I also see no mention of coverage for usual issues such as fan control, LCD displays etc
I've yet to find an alternative OS that does the job 100%. My recommendation is stick to ReadyNAS OS6. Just use it as a file server. If you are doing more, extend the life by using containers. Be cautious around security etc, and you should be fine for a while yet.
- StephenBGuru - Experienced User
portalman wrote:
My recommendation is stick to ReadyNAS OS6. Just use it as a file server. If you are doing more, extend the life by using containers. Be cautious around security etc, and you should be fine for a while yet.
FWIW, I agree with this advice. Though personally I am running a separate application server (with the NAS data volume mounted on it) instead of using a container. ReadyNAS hardware is robust, but is pretty old now, and IMO is reaching the point where you should consider a new NAS if you want more than a file server.
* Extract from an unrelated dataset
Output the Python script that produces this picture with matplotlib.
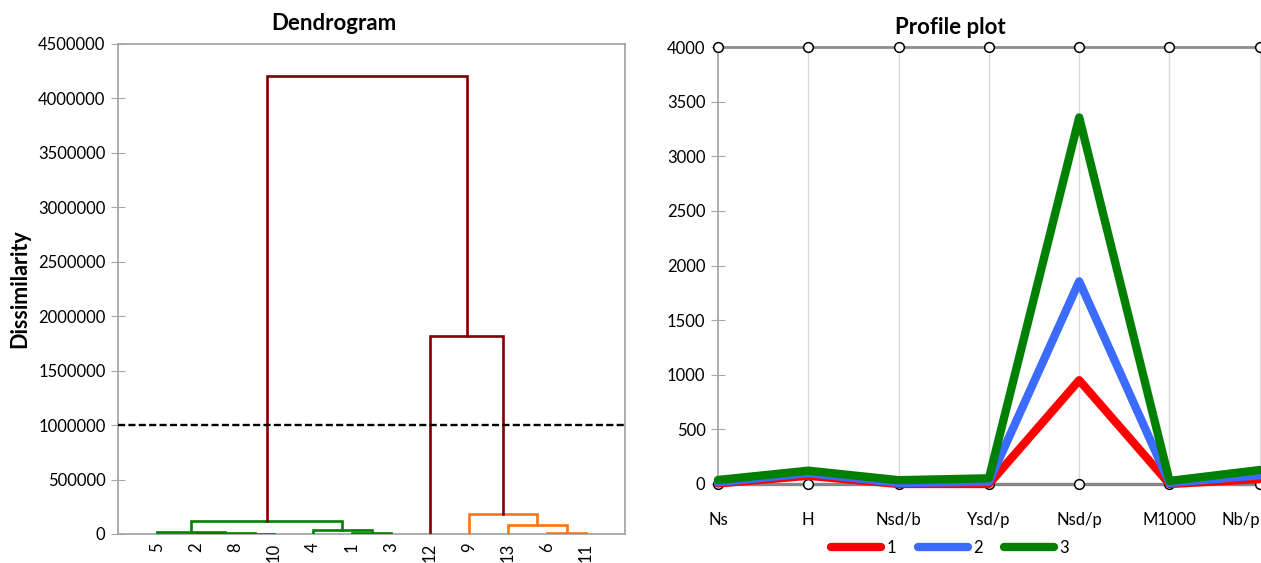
import numpy as np
import matplotlib
matplotlib.use("Agg")
import matplotlib.pyplot as plt
from matplotlib.ticker import FuncFormatter

plt.rcParams['font.family'] = ['Lato', 'DejaVu Sans']

# dendrogram data (leaf order as drawn, merges like a linkage table)
leaf_labels = ['5', '2', '8', '10', '4', '1', '3', '12', '9', '13', '6', '11']
leaf_group = [1, 1, 1, 1, 1, 1, 1, 2, 3, 3, 3, 3]
merge_a = [2, 1, 0, 5, 4, 14, 10, 9, 8, 7, 17]
merge_b = [3, 12, 13, 6, 15, 16, 11, 18, 19, 20, 21]
merge_h = [3000, 9000, 15000, 9000, 35000, 120000, 12000, 82000, 185000, 1818000, 4206000]
cut_level = 1000000

# profile plot data
variables = ['Ns', 'H', 'Nsd/b', 'Ysd/p', 'Nsd/p', 'M1000', 'Nb/p']
class1 = [5, 75, 0, 0, 950, 0, 45]
class2 = [15, 100, 10, 20, 1855, 10, 80]
class3 = [37, 122, 35, 52, 3355, 28, 128]

W, H = 1261, 563
fig = plt.figure(figsize=(W / 100, H / 100), dpi=100)

gray = '#A6A6A6'
group_colors = {1: '#008000', 3: '#FF7410'}
top_color = '#7F0000'

# ---------- dendrogram ----------
ax = fig.add_axes([118 / W, 1 - 534 / H, (625 - 118) / W, (534 - 44) / H])
n = len(leaf_labels)
xs = list(np.arange(1, n + 1, dtype=float))
hs = [0.0] * n
grp = list(leaf_group)
for a, b, h in zip(merge_a, merge_b, merge_h):
    g = grp[a] if grp[a] == grp[b] else None
    c = group_colors.get(g, top_color) if h < cut_level else top_color
    ax.plot([xs[a], xs[a], xs[b], xs[b]], [hs[a], h, h, hs[b]], color=c, lw=1.9,
            solid_joinstyle='miter', zorder=3)
    xs.append((xs[a] + xs[b]) / 2)
    hs.append(h)
    grp.append(g)

ax.axhline(cut_level, color='black', ls='--', lw=1.7, dashes=(3, 1.4), zorder=4)
ax.set_xlim(0, n + 1)
ax.set_ylim(0, 4500000)
ax.set_yticks(np.arange(0, 4500001, 500000))
ax.yaxis.set_major_formatter(FuncFormatter(lambda v, p: '%d' % v))
ax.set_xticks(np.arange(1, n + 1))
ax.set_xticklabels(leaf_labels, rotation=90)
ax.tick_params(axis='x', length=0, pad=6, labelsize=12)
ax.tick_params(axis='y', direction='inout', length=10, color=gray, labelsize=12, pad=4)
for s in ax.spines.values():
    s.set_color(gray)
    s.set_linewidth(1.3)
ax.set_ylabel('Dissimilarity', fontsize=15.5, fontweight='bold', labelpad=6)
fig.text(334 / W, 1 - 24 / H, 'Dendrogram', ha='center', va='center',
         fontsize=16, fontweight='bold')

# ---------- profile plot ----------
step = 90.3
ax2 = fig.add_axes([718 / W, 1 - 484 / H, 6.6 * step / W, (484 - 47) / H])
xp = np.arange(len(variables))
for xv in xp[1:]:
    ax2.axvline(xv, color='#D9D9D9', lw=1, zorder=1)
ax2.axhline(4000, color='#8C8C8C', lw=2, zorder=2, clip_on=False)
ax2.axhline(0, color='#868686', lw=2.4, zorder=2, clip_on=False)
ax2.plot(xp, [0] * len(xp), 'o', ms=7, mfc='white', mec='black', mew=1.1,
         zorder=3, clip_on=False)
ax2.plot(xp, [4000] * len(xp), 'o', ms=7, mfc='white', mec='black', mew=1.1,
         zorder=3, clip_on=False)
for vals, col, lab in [(class1, '#FF0000', '1'), (class2, '#3B6CFF', '2'),
                       (class3, '#008000', '3')]:
    ax2.plot(xp, vals, color=col, lw=6, label=lab, solid_capstyle='round',
             solid_joinstyle='round', zorder=4, clip_on=False)
ax2.set_xlim(0, 6.6)
ax2.set_ylim(0, 4000)
ax2.set_yticks(np.arange(0, 4001, 500))
ax2.set_xticks(xp)
ax2.set_xticklabels(variables)
ax2.get_xticklabels()[-1].set_horizontalalignment('right')
ax2.tick_params(axis='x', length=0, pad=20, labelsize=12)
ax2.tick_params(axis='y', direction='inout', length=10, color=gray, labelsize=12, pad=4)
for k in ['top', 'right', 'bottom']:
    ax2.spines[k].set_visible(False)
ax2.spines['left'].set_color(gray)
ax2.spines['left'].set_linewidth(1.3)
fig.text(950 / W, 1 - 27 / H, 'Profile plot', ha='center', va='center',
         fontsize=16, fontweight='bold')
fig.legend(*ax2.get_legend_handles_labels(), loc='center', ncol=3, frameon=False,
           bbox_to_anchor=(950 / W, 1 - 548 / H), fontsize=12, handlelength=3.0,
           handletextpad=0.3, columnspacing=1.3)

fig.savefig('out.png', dpi=100)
Though some folks have posted instructions on rehosting on a alternative OS, and if you have the skills and desire to explore, then that is another path.
- portalmanAspirant
I'm running a 516, with a maxed out CPU - so there's loads of power that it feels like I should exploit, so I do have some workloads directly on the NAS. But nothing that serves the internet. I do that elsewhere with newer software/hardware.